Earlier this week, General Motors announced significant layoffs across both its salaried staff and production workers. This should come as no surprise. Through government bailout GM was spared the deep structural changes needed in 2007-2009, so it was inevitable that new leadership would have to make some tough choices. We should expect more of the same, but this column is not about corporate downsizing. Rather it is about fundamental economic conditions surrounding factory job losses, and how poorly we are facing these inevitable challenges.
First, the US will continue to face a declining share of manufacturing employment. Our current run of factory job growth is likely near its end, leaving us far short of our 2007 levels. Factory jobs are not coming back and manufacturing employment will be a much smaller share of US jobs in 5, 10, 50 and 100 years than they are now. Expectations to the contrary reflect stubborn ignorance.
To be clear, manufacturing production will long be important to Indiana, but its days of growing employment were over nearly a half century ago. Economic development strategies that mention factory employment growth are themselves exercises in stubborn, willful ignorance.
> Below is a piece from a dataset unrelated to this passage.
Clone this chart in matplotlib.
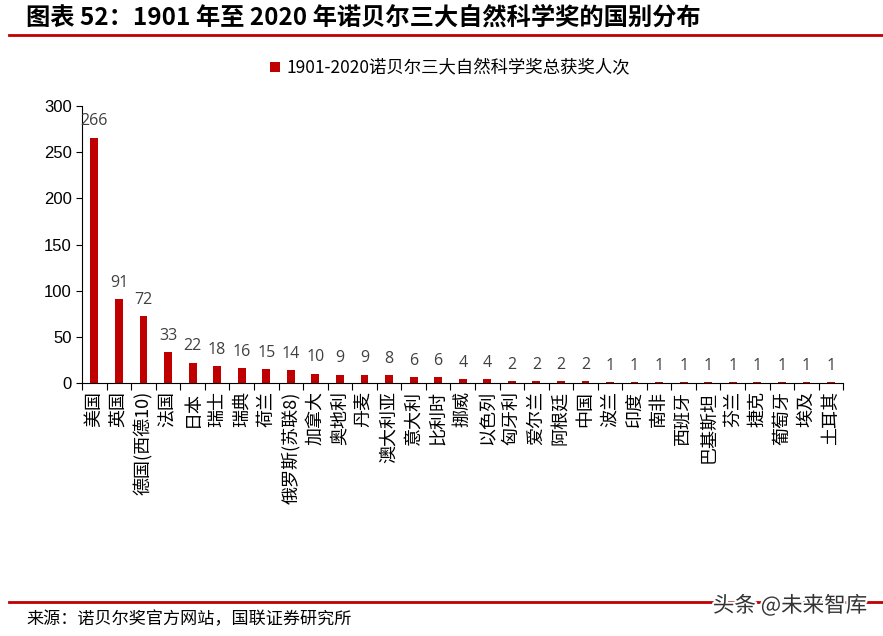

The second lesson is about the job losses themselves. For workers in Michigan, Ohio and Maryland, this will be a tough season. As for most of us, a period of unemployment is part of life’s vicissitudes. It is tough, but hardly akin to family illnesses, military deployments or failed relationships. The lasting harm comes not from losing a job, but in not having the ability to learn a new job. Here state policies on education and training play a big role, for both good and ill.
Indiana’s human capital policies increasingly emphasize preparing workers for a job. Whether it is in universities, community colleges or high schools, the emphasis on career readiness has never been stronger. I have long been sympathetic to that approach. Labor of all types is noble, and we cannot too often tell that to young people. Nevertheless, I increasingly believe we have gone too far, and now risk doing more harm than good to the long-term employability of Hoosiers. Here’s why.
Young people now in school must expect to work to age 70. Quite naturally, that should mean more time spent developing human capital, part of which should be in formal schooling. Over the past quarter century, the United States has not created one single net new job for people who have not been to college. It seems natural that a bit stronger focus on college preparatory might be wise for most Hoosier kids. Instead, we are shifting our focus towards more career preparation. This necessarily means turning our attention away from traditional academic coursework. This has two very troubling costs.
The first of these is to rob from many students the aspirational goals of higher education. This will disproportionately affect poorer children, who have no family experience with college. Second, it will shift the focus of traditional school away from fundamental learning and towards more vocational instruction. Both of these policies may be well meaning, but both will unduly harm the very children they are designed to help.
The deep, dark secret of post-secondary training is that success is mostly a matter of mastering middle school skills. The mastery of pre-algebra, basic experimental physical sciences, the ability to read and write at a sixth- or seventh-grade level is sufficient for nearly all the coursework in the trades, at our state’s community colleges and at programs supported by the Indiana Department of Workforce Development.
Workers who cannot master these skills and retain them through adulthood are unlikely to succeed in a postsecondary education of any type. Yet, the career focus of Indiana’s K-12 and workforce development system is moving resources away from the very classrooms that provide that knowledge.
The workers laid off from GM’s plants likely have few transferable skills. Even fewer are ready for the highly automated factories that will become the norm over the next two decades. More troubling still, recent history suggests that a large share of these workers are unlikely to be successfully retrained simply because they are not ready for modern post-secondary training. These are vulnerable workers clustered in vulnerable communities, and there are dozens of these communities across our state.
Job losses, especially among the least educated workers, will always be a public policy issue. The most important skill we can give anyone is the ability to learn and relearn new skills over a long lifetime. The best and least costly place to do this is in elementary, middle and high schools. It is shortsighted to shift resources away from this central task of public education, which should be attracting more resources of time and money, not fewer. It’s time to get back to basics.